Payments on the Notes represented by the global notes will be made to DTC or its nominee, as the case may be, as the registered owner thereof. We expect that DTC or its nominee, upon receipt of any payment on the Notes represented by a global note, will credit participants’ accounts with payments in amounts proportionate to their respective beneficial interests in the global note as shown in the records of DTC or its nominee. We also expect that payments by participants to owners of beneficial interests in the global note held through such participants will be governed by standing instructions and customary practice as is now the case with securities held for the accounts of customers registered in the names of nominees for such customers. The participants will be solely responsible for those payments.
We understand that DTC will take any action permitted to be taken by a holder of Notes only at the direction of one or more participants to whose account the DTC interests in the global notes are credited and only in respect of such portion of the aggregate principal amount of Notes as to which such participant or participants has or have given such direction. However, if there is an event of default under the indenture governing the Notes, DTC will exchange the global notes for certificate securities, which it will distribute to its participants.
Distributions on the Notes held beneficially through Clearstream will be credited to cash accounts of its customers in accordance with its rules and procedures, to the extent received by the U.S. depositary for Clearstream.
Securities clearance accounts and cash accounts with the Euroclear Operator are governed by the Terms and Conditions Governing Use of Euroclear and the related Operating Procedures of the Euroclear System, and applicable Belgian law (collectively referred to herein as the Terms and Conditions).

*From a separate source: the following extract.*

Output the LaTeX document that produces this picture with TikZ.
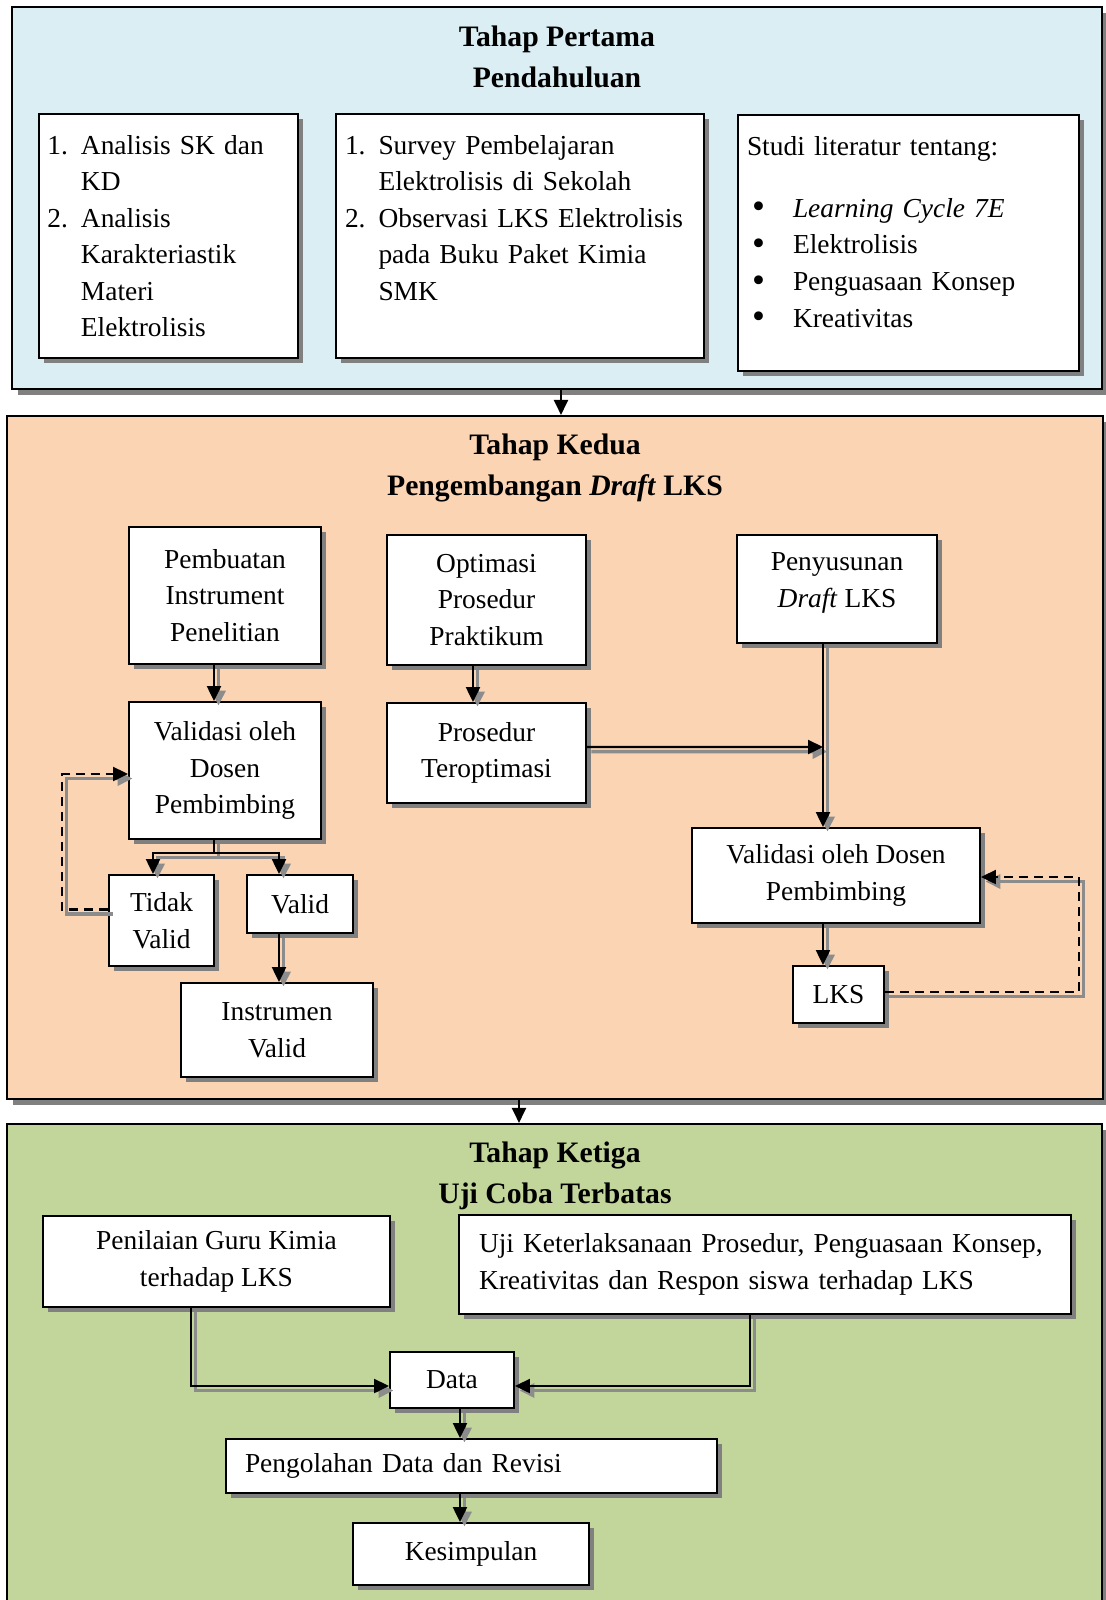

The Terms and Conditions govern transfers of securities and cash within Euroclear, withdrawals of securities and cash from Euroclear, and receipts of payments with respect to securities in Euroclear. All securities in Euroclear are held on a fungible basis without attribution of specific certificates to specific securities clearance accounts. The Euroclear Operator acts under the Terms and Conditions only on behalf of Euroclear participants and has no record of or relationship with persons holding through Euroclear participants.
Distributions on the Notes held beneficially through Euroclear will be credited to the cash accounts of its participants in accordance with the Terms and Conditions, to the extent received by the U.S. depositary for Euroclear.

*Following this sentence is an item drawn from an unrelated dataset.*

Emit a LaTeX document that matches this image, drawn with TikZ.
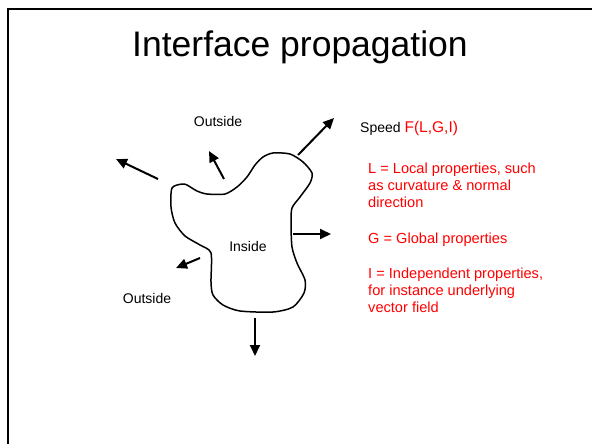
\documentclass[tikz,border=0pt]{standalone}
\usepackage{fontspec}
\setmainfont{Liberation Sans}
\usetikzlibrary{arrows.meta}
\definecolor{speedred}{RGB}{255,0,0}
\tikzset{
  label/.style={inner sep=0pt, anchor=base, font=\fontsize{14}{17}\selectfont},
  redtext/.style={inner sep=0pt, anchor=base west, text=speedred,
    font=\fontsize{14.6}{17}\selectfont},
  normal/.style={line width=2pt, -{Triangle[length=11pt,width=10pt]}},
  outline/.style={line width=1.5pt, line join=round},
}
\begin{document}
\begin{tikzpicture}[x=1pt,y=-1pt]
  \useasboundingbox (0,0) rectangle (592,444);
  % slide frame
  \draw[line width=2pt] (7.5,450) -- (7.5,9.5) -- (600,9.5);

  % title
  \node[inner sep=0pt, anchor=base, font=\fontsize{35.5}{40}\selectfont] (title) at (300,57) {Interface propagation};

  % the interface
  \draw[outline] plot[smooth cycle, tension=0.45] coordinates {
    (172,188) (182,184) (187,185) (197,191) (207,194) (225,194) (237,187)
    (247,177) (255,165) (263,157) (273,153) (290,154) (303,162) (312,173)
    (310,183) (300,197) (292,208) (291,223) (292,247) (297,263) (305,280)
    (304,293) (293,307) (273,312) (240,311) (223,305) (213,295) (211,282)
    (211,253) (200,245) (185,236) (175,223) (171,207)};

  % labels
  \node[label] (outtop) at (218,126) {Outside};
  \node[label] (outbot) at (147,303) {Outside};
  \node[label] (inside) at (248,251) {Inside};

  \node[inner sep=0pt, anchor=base west, font=\fontsize{14}{17}\selectfont] (speed) at (360,132)
    {Speed \textcolor{speedred}{\fontsize{15.5}{17}\selectfont F(L,G,I)}};

  % the three kinds of speed dependence
  \node[redtext] (local1) at (368,173) {L = Local properties, such};
  \node[redtext] (local2) at (368,190) {as curvature \& normal};
  \node[redtext] (local3) at (368,207) {direction};
  \node[redtext] (global) at (368,243) {G = Global properties};
  \node[redtext] (indep1) at (368,278) {I = Independent properties,};
  \node[redtext] (indep2) at (368,295) {for instance underlying};
  \node[redtext] (indep3) at (368,312) {vector field};

  % normal speed arrows
  \coordinate (a1s) at (298,155); \coordinate (a1e) at (334,118);
  \coordinate (a2s) at (158,179); \coordinate (a2e) at (116,159);
  \coordinate (a3s) at (224,179); \coordinate (a3e) at (209,151);
  \coordinate (a4s) at (293,234); \coordinate (a4e) at (331,234);
  \coordinate (a5s) at (200,258); \coordinate (a5e) at (176,268);
  \coordinate (a6s) at (255,318); \coordinate (a6e) at (255,356);
  \draw[normal] (a1s) -- (a1e);
  \draw[normal] (a2s) -- (a2e);
  \draw[normal] (a3s) -- (a3e);
  \draw[normal] (a4s) -- (a4e);
  \draw[normal] (a5s) -- (a5e);
  \draw[normal] (a6s) -- (a6e);
\end{tikzpicture}
\end{document}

Clearance and Settlement Procedures
Initial settlement for the Notes will be made in immediately available funds. Secondary market trading between DTC participants will occur in the ordinary way in accordance with DTC rules and will be settled in immediately available funds. Secondary market trading between Clearstream customers and/or Euroclear participants will occur in the ordinary way in accordance with the applicable rules and operating procedures of Clearstream and Euroclear, as applicable, and will be settled using the procedures applicable to conventional Eurobonds in immediately available funds.

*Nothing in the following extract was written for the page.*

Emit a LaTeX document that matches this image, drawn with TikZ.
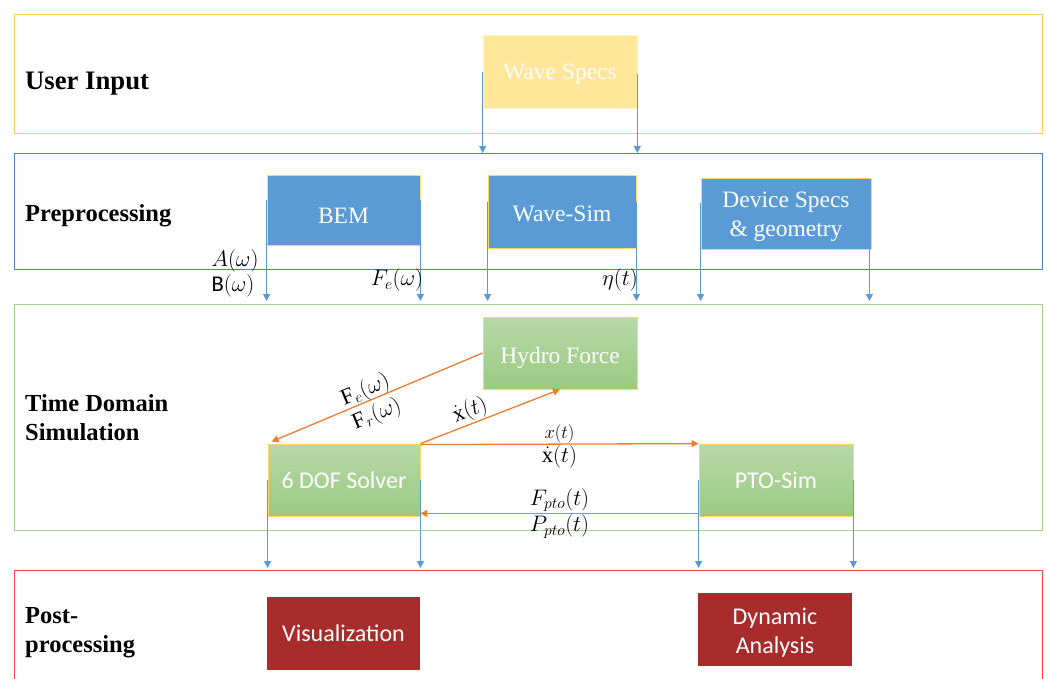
\RequirePackage{fix-cm}
\documentclass[tikz,border=0pt]{standalone}
\usepackage{fontspec}
\setmainfont{Liberation Serif}
\newfontfamily\calibri{Carlito}
\usetikzlibrary{arrows.meta,calc}

\definecolor{yfr}{HTML}{FFD04F}
\definecolor{bfr}{HTML}{4F7BC8}
\definecolor{gfr}{HTML}{A9D18E}
\definecolor{rfr}{HTML}{FF4040}
\definecolor{wsfill}{HTML}{FFE699}
\definecolor{wsbord}{HTML}{FFF2CC}
\definecolor{bfill}{HTML}{5B9BD5}
\definecolor{ybord}{HTML}{FFD966}
\definecolor{gtop}{HTML}{B7D8A8}
\definecolor{gbot}{HTML}{9BCA82}
\definecolor{rfill}{HTML}{A82C2B}
\definecolor{barc}{HTML}{5B9BD5}
\definecolor{oarc}{HTML}{ED7D31}

\begin{document}
\begin{tikzpicture}[x=1pt,y=-1pt,
  frame/.style={draw, line width=1.3pt, inner sep=0pt, anchor=north west, minimum width=1028pt},
  sect/.style={font=\fontsize{24.5}{28.5}\selectfont\bfseries, anchor=base west, inner sep=0pt, align=left},
  serifbox/.style={font=\fontsize{23.5}{29}\selectfont, text=white, inner sep=0pt, align=center},
  sansbox/.style={font=\calibri\fontsize{24}{29}\selectfont, text=white, inner sep=0pt, align=center},
  oneline/.style={text height=#1, text depth=0pt},
  oneline/.default=16pt,
  ybox/.style={serifbox, fill=wsfill, draw=wsbord, line width=0.6pt},
  bbox/.style={serifbox, fill=bfill, draw=ybord, line width=0.8pt},
  gbox/.style={top color=gtop, bottom color=gbot, draw=ybord, line width=0.8pt},
  rbox/.style={sansbox, fill=rfill},
  barrow/.style={draw=barc, line width=1.3pt, -{Triangle[length=7pt,width=7pt]}},
  oarrow/.style={draw=oarc, line width=1.3pt, -{Triangle[length=7pt,width=7pt]}},
  mlab/.style={font=\fontsize{22.5}{26}\selectfont, inner sep=1pt},
  slab/.style={font=\fontsize{18.5}{22}\selectfont, inner sep=0.5pt}
]
\clip (0,0) rectangle (1047,678);
\fill[white] (0,0) rectangle (1047,678);

% section frames
\node[frame, draw=yfr, minimum height=119pt] (ui) at (14,14) {};
\node[frame, draw=bfr, minimum height=116pt] (pre) at (14,153) {};
\node[frame, draw=gfr, minimum height=226pt] (tds) at (14,304) {};
\node[frame, draw=rfr, minimum height=140pt] (post) at (14,570) {};

% section titles
\node[sect, font=\fontsize{26.7}{30}\selectfont\bfseries] (lui) at (25,89.3) {User Input};
\node[sect] (lpre) at (25,221.7) {Preprocessing};
\node[sect] (ltds) at (25,440) {Time Domain\\Simulation};
\node[sect] (lpost) at (25,652) {Post-\\processing};

% boxes
\node[ybox, oneline=16.6pt, minimum width=154pt, minimum height=73pt] (ws) at (560,71.5) {Wave Specs};
\node[bbox, oneline=26pt, minimum width=153pt, minimum height=70pt] (bem) at (343.5,210) {BEM};
\node[bbox, oneline=19pt, minimum width=148pt, minimum height=73pt] (wsim) at (562,211.5) {Wave-Sim};
\node[bbox, minimum width=170pt, minimum height=71pt] (dev) at (786,213.5) {\rule{0pt}{23pt}Device Specs\\\& geometry};
\node[gbox, serifbox, oneline=21pt, minimum width=154pt, minimum height=72pt] (hf) at (560,353) {Hydro Force};
\node[gbox, sansbox, oneline=16.4pt, minimum width=152pt, minimum height=72pt] (dof) at (344,480) {6 DOF Solver};
\node[gbox, sansbox, oneline=16.4pt, minimum width=154pt, minimum height=72pt] (pto) at (776,480) {PTO-Sim};
\node[rbox, oneline=16.4pt, minimum width=153pt, minimum height=73pt] (vis) at (343.5,633.5) {Visualization};
\node[rbox, minimum width=154pt, minimum height=73pt] (dyn) at (775,629.5) {\rule{0pt}{22pt}Dynamic\\Analysis};

% blue arrows
\draw[barrow] (ws.west) -- (ws.west |- pre.north);
\draw[barrow] ([yshift=-2pt]ws.east) -- (ws.east |- pre.north);
\draw[barrow, shorten >=3pt] ([yshift=10pt]bem.west) -- (bem.west |- tds.north);
\draw[barrow, shorten >=3pt] ([yshift=10pt]bem.east) -- (bem.east |- tds.north);
\draw[barrow, shorten >=3pt] ([yshift=10pt]wsim.west) -- (wsim.west |- tds.north);
\draw[barrow, shorten >=3pt] ([yshift=10pt]wsim.east) -- (wsim.east |- tds.north);
\draw[barrow, shorten >=3pt] ([yshift=11pt]dev.west) -- (dev.west |- tds.north);
\draw[barrow, shorten >=3pt] ([xshift=-2pt]dev.south east) -- ([xshift=-2pt]dev.south east |- tds.north);
\draw[barrow, shorten >=2pt] (dof.west) -- (dof.west |- post.north);
\draw[barrow, shorten >=2pt] (dof.east) -- (dof.east |- post.north);
\draw[barrow, shorten >=2pt] (pto.west) -- (pto.west |- post.north);
\draw[barrow, shorten >=2pt] (pto.east) -- (pto.east |- post.north);

% preprocessing output labels
\node[mlab] (la) at (235,260.5) {$A(\omega)$};
\node[mlab] (lb) at (233,286) {{\calibri B}$(\omega)$};
\node[mlab] (lfe) at (397,280) {$F_e(\omega)$};
\node[mlab] (leta) at (620,280) {$\eta(t)$};

% orange arrows
\draw[oarrow] (hf.west) -- ([xshift=4pt,yshift=2pt]dof.north west)
  node[mlab, pos=0.535, sloped, above=-2pt] (lfe2) {$\mathrm{F}_e(\omega)$}
  node[mlab, pos=0.53, sloped, below=3pt] (lfr) {$\mathrm{F}_r(\omega)$};
\draw[oarrow] (dof.north east) -- (hf.south)
  node[mlab, pos=0.39, sloped, above=0pt] (lxd1) {$\dot{\mathrm{x}}(t)$};
\draw[oarrow] ([yshift=-1pt]dof.north east) -- (pto.north west)
  node[slab, midway, above] (lx) {$x(t)$}
  node[mlab, midway, below] (lxd2) {$\dot{\mathrm{x}}(t)$};
\draw[oarrow] ([yshift=3pt]pto.south west) -- ([yshift=3pt]dof.south east)
  node[mlab, midway, above] (lfp) {$F_{pto}(t)$}
  node[mlab, midway, below] (lpp) {$P_{pto}(t)$};
\end{tikzpicture}
\end{document}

Cross-market transfers between persons holding directly or indirectly through DTC, on the one hand, and directly or indirectly through Clearstream customers or Euroclear participants, on the other, will be effected through DTC in accordance with DTC rules on behalf of the relevant European international clearing system by the U.S. depositary. Such cross-market transactions, however, will require delivery of instructions to the relevant European international clearing system by the counterparty in such system in accordance with its rules and procedures and within its established deadlines (European time). The relevant European international clearing system will, if the transaction meets its settlement requirements, deliver instructions to the U.S. depositary to take action to effect final settlement on its behalf by delivering or receiving the Notes in DTC, and making or receiving payment in accordance with normal procedures for same-day funds settlement applicable to DTC. Clearstream customers and Euroclear participants may not deliver instructions directly to their U.S. depositaries.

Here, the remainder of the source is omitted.